ショートセッションということもあり,かなり駆け足の説明だったので講演内容を逐一を追うことはしないが,基本的なパラメータとなる放射輝度,放射照度,放射束などがそれぞれどんな意味を持っているのかなどを確認しつつ,レンダリングというのはいったいどういうことを行うものなのかといった,根本的な部分からの解説がメインとなっていた。以下の内容が基本事項だ。
放射輝度 単位面積を通過する,一定の角度範囲の光の量
放射照度 単位面積を通過する光の量
放射束 単位時間に放出される光のエネルギーの量
レンダリング 1ピクセルに到達する光エネルギーを求めること
実際に記述してみると,角度と面積と時間の積分となるわけだが,これはいろんな角度からきた光エネルギーの総量を意味している。
なんやかんやと付随する解説はあったのだが,そうこうするうちに本題ともいうべきレンダリングをどう解くかという部分で,もっとも基礎的な拡散反射モデルであるランバートシェーディングで解いていく過程が紹介された。
式の展開が終わると,カメラのシャッター速度は単位時間のエネルギーの積分,絞り値は面積あたりのエネルギー量の積分として示されることや,光学のコサイン4乗則がどこからきているのかなどが,実に綺麗に導出されてくる。ちょっと長いのだが,過程をすべて掲載しておこう。
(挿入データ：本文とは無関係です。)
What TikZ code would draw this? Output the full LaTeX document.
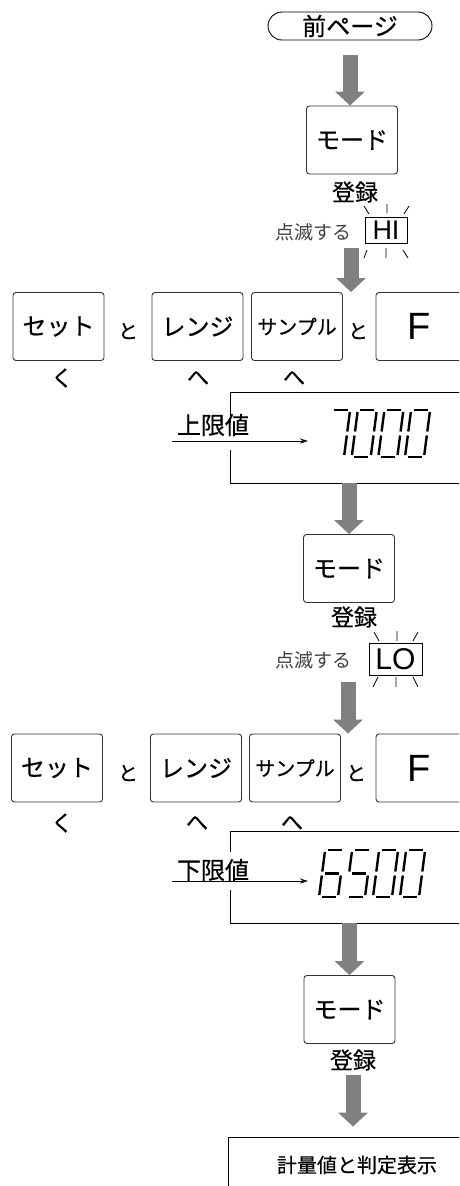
\documentclass[tikz,border=0pt]{standalone}
\usepackage{fontspec}
\setmainfont{Liberation Sans}
\newfontfamily\jp[FakeBold=0.5]{Noto Sans CJK JP}
\newfontfamily\jpthin{Noto Sans CJK JP}
\usetikzlibrary{arrows.meta}

% one slanted seven segment digit: #1 bottom left corner, #2 segments a..g as 1..7
\newcommand{\lcddigit}[2]{%
  \begin{scope}[shift={#1}, xslant=0.13]
    \foreach \s in {#2}{%
      \ifcase\s\relax
      \or \draw[lcdseg] (2.5,-47) -- (16.5,-47);
      \or \draw[lcdseg] (19,-45) -- (19,-25.5);
      \or \draw[lcdseg] (19,-21.5) -- (19,-2);
      \or \draw[lcdseg] (2.5,0) -- (16.5,0);
      \or \draw[lcdseg] (0,-21.5) -- (0,-2);
      \or \draw[lcdseg] (0,-45) -- (0,-25.5);
      \or \draw[lcdseg] (2.5,-23.5) -- (16.5,-23.5);
      \fi
    }
  \end{scope}}

\begin{document}
\begin{tikzpicture}[x=1pt, y=-1pt,
    keybox/.style={draw=black!80, line width=0.9pt, rounded corners=3pt, minimum width=91pt, minimum height=68pt, inner sep=0pt, font=\jp\fontsize{24}{26}\selectfont},
    pillbox/.style={draw, line width=0.9pt, rounded corners=14pt, minimum width=164pt, minimum height=28pt, inner sep=0pt, font=\jp\fontsize{24}{26}\selectfont},
    lampbox/.style={draw, line width=0.9pt, inner sep=0pt},
    jptext/.style={inner sep=0pt, font=\jp\fontsize{23}{25}\selectfont},
    blinktext/.style={inner sep=0pt, text=black!75, font=\jpthin\fontsize{19}{21}\selectfont},
    andtext/.style={inner sep=0pt, font=\jp\fontsize{20}{22}\selectfont},
    curtext/.style={inner sep=0pt, font=\jp\fontsize{22}{24}\selectfont},
    frame/.style={line width=0.9pt},
    rays/.style={line width=0.8pt},
    lcdseg/.style={line width=2.4pt},
    bigarrow/.style={draw=gray, line width=15pt, -{Triangle[width=29pt,length=14pt]}}]
    \useasboundingbox (0,0) rectangle (459,1186);
    \clip (0,0) rectangle (459,1186);

    % start
    \node[pillbox] (prev) at (350,26) {前ページ};
    \node[keybox] (mode1) at (352,140) {モード};
    \node[jptext] (reg1) at (355,192) {登録};
    \draw[bigarrow, shorten <=15pt] (prev.south) -- (prev.south |- mode1.north);

    % HI blinking
    \node[blinktext] (blink1) at (313,232) {点滅する};
    \node[lampbox, minimum width=42pt, minimum height=26pt, font=\fontsize{27}{27}\selectfont] (hi) at (386,230) {HI};
    \draw[rays] (364,206) -- (369,214) (387,204) -- (387,213) (409,206) -- (404,214);
    \draw[rays] (367,250) -- (364,258) (386,248) -- (386,258) (403,250) -- (408,258);

    % keys, first row
    \node[keybox] (set1) at (58.5,326.5) {セット};
    \node[andtext] (and1) at (128,331) {と};
    \node[keybox] (range1) at (197.5,326.5) {レンジ};
    \node[keybox, font=\jp\fontsize{20}{22}\selectfont] (sample1) at (297,326.5) {サンプル};
    \node[andtext] (and2) at (358,331) {と};
    \node[keybox, minimum width=87pt, font=\fontsize{38}{38}\selectfont] (f1) at (419.5,326.5) {F};
    \node[curtext] (cur1) at (62,378) {く};
    \node[curtext] (cur2) at (198,378) {へ};
    \node[curtext] (cur3) at (294,378) {へ};
    \coordinate (a2) at (351,248);
    \draw[bigarrow] (a2) -- (a2 |- sample1.north);

    % upper limit display
    \draw[frame] (475,392) -| (230,423);
    \draw[frame] (230,450) |- (475,483);
    \node[jptext, font=\jp\fontsize{24}{26}\selectfont] (upper) at (213,425) {上限値};
    \coordinate (up1) at (172,441);
    \coordinate (up2) at (308,441);
    \draw[line width=0.9pt, -{Stealth[length=8pt,width=5pt]}] (up1) -- (up2);
    \lcddigit{(325,457)}{1,2,3}
    \lcddigit{(351.7,457)}{1,2,3,4,5,6}
    \lcddigit{(378.3,457)}{1,2,3,4,5,6}
    \lcddigit{(405,457)}{1,2,3,4,5,6}

    \node[keybox] (mode2) at (349,568.5) {モード};
    \node[jptext] (reg2) at (354,617) {登録};
    \coordinate (disp1) at (349,483);
    \draw[bigarrow] (disp1) -- (mode2.north);

    % LO blinking
    \node[blinktext] (blink2) at (313,660) {点滅する};
    \node[lampbox, minimum width=53pt, minimum height=32pt, font=\fontsize{30}{30}\selectfont] (lo) at (395.5,659) {LO};
    \draw[rays] (374,632) -- (379,641) (397,631) -- (397,641) (418,632) -- (413,641);
    \draw[rays] (378,677) -- (373,687) (396,677) -- (396,687) (413,677) -- (418,687);

    % keys, second row
    \node[keybox] (set2) at (57,768) {セット};
    \node[andtext] (and3) at (128,773) {と};
    \node[keybox] (range2) at (196,768) {レンジ};
    \node[keybox, font=\jp\fontsize{20}{22}\selectfont] (sample2) at (295,768) {サンプル};
    \node[andtext] (and4) at (356,773) {と};
    \node[keybox, minimum width=87pt, font=\fontsize{38}{38}\selectfont] (f2) at (419.5,768) {F};
    \node[curtext] (cur4) at (62,823) {く};
    \node[curtext] (cur5) at (197,823) {へ};
    \node[curtext] (cur6) at (292,823) {へ};
    \coordinate (a4) at (348,682);
    \draw[bigarrow] (a4) -- (a4 |- sample2.north);

    % lower limit display
    \draw[frame] (475,831) -| (230,852);
    \draw[frame] (230,890) |- (475,923);
    \node[jptext, font=\jp\fontsize{24}{26}\selectfont] (lower) at (213,870) {下限値};
    \coordinate (lo1) at (172,881);
    \coordinate (lo2) at (308,881);
    \draw[line width=0.9pt, -{Stealth[length=8pt,width=5pt]}] (lo1) -- (lo2);
    \lcddigit{(319,897)}{1,3,4,5,6,7}
    \lcddigit{(346,897)}{1,3,4,6,7}
    \lcddigit{(373,897)}{1,2,3,4,5,6}
    \lcddigit{(400,897)}{1,2,3,4,5,6}

    \node[keybox] (mode3) at (349.5,1009.5) {モード};
    \node[jptext] (reg3) at (353,1060) {登録};
    \coordinate (disp2) at (349.5,923);
    \draw[bigarrow] (disp2) -- (mode3.north);

    % result
    \node[draw, line width=0.9pt, minimum width=258pt, minimum height=56pt, inner sep=0pt, font=\jp\fontsize{20}{22}\selectfont] (final) at (357,1165) {計量値と判定表示};
    \draw[bigarrow, shorten <=4pt, shorten >=10pt] (reg3.south) -- (reg3.south |- final.north);
\end{tikzpicture}
\end{document}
一般的なGPUは,単純な光源からの陰影処理は得意なのだが,漠然とあちこちからやってきた光の量などを求めるのは苦手。最近はグローバルイルミネーションという扱いで,いろいろなアプローチで解決方法が模索されているが,先の式でいうと,入射放射照度の項を求めるのが難しいわけだ。
この部分に関しては,無限遠にある半球上に放射光の強さを表す値をテーブル化して入れておいて,環境マッピングを施すというアプローチがとられることが多い。グローバルイルミネーション関係の記事を読んできた人にはお馴染みの考え方であろう。
しかし,これでもなお重い処理である。積分を現実的に解くために,フーリエ変換を行いFFTアルゴリズムで高速化を図るというアプローチから,さらに極座標でのフーリエ変換といえる球面調和関数が持ち出される流れが見えてくる。さまざまに変換して,重要度の低そうなところは大胆に省略したり近似したりというのが,あらゆる手法で実験されているのが,現状のリアルタイムCG業界といえるだろう。
正確なライティングを目指して物理ベースのモデルを使っても,実用上は正確でないことが分かっている実装しかできないのがつらいところだろう。今回のセッションでは,3Dグラフィックス分野での根本的な部分を追っており,かなり有意義だったといえるのではないだろうか。数式の嵐についていけていない人も多かったようには思うが……。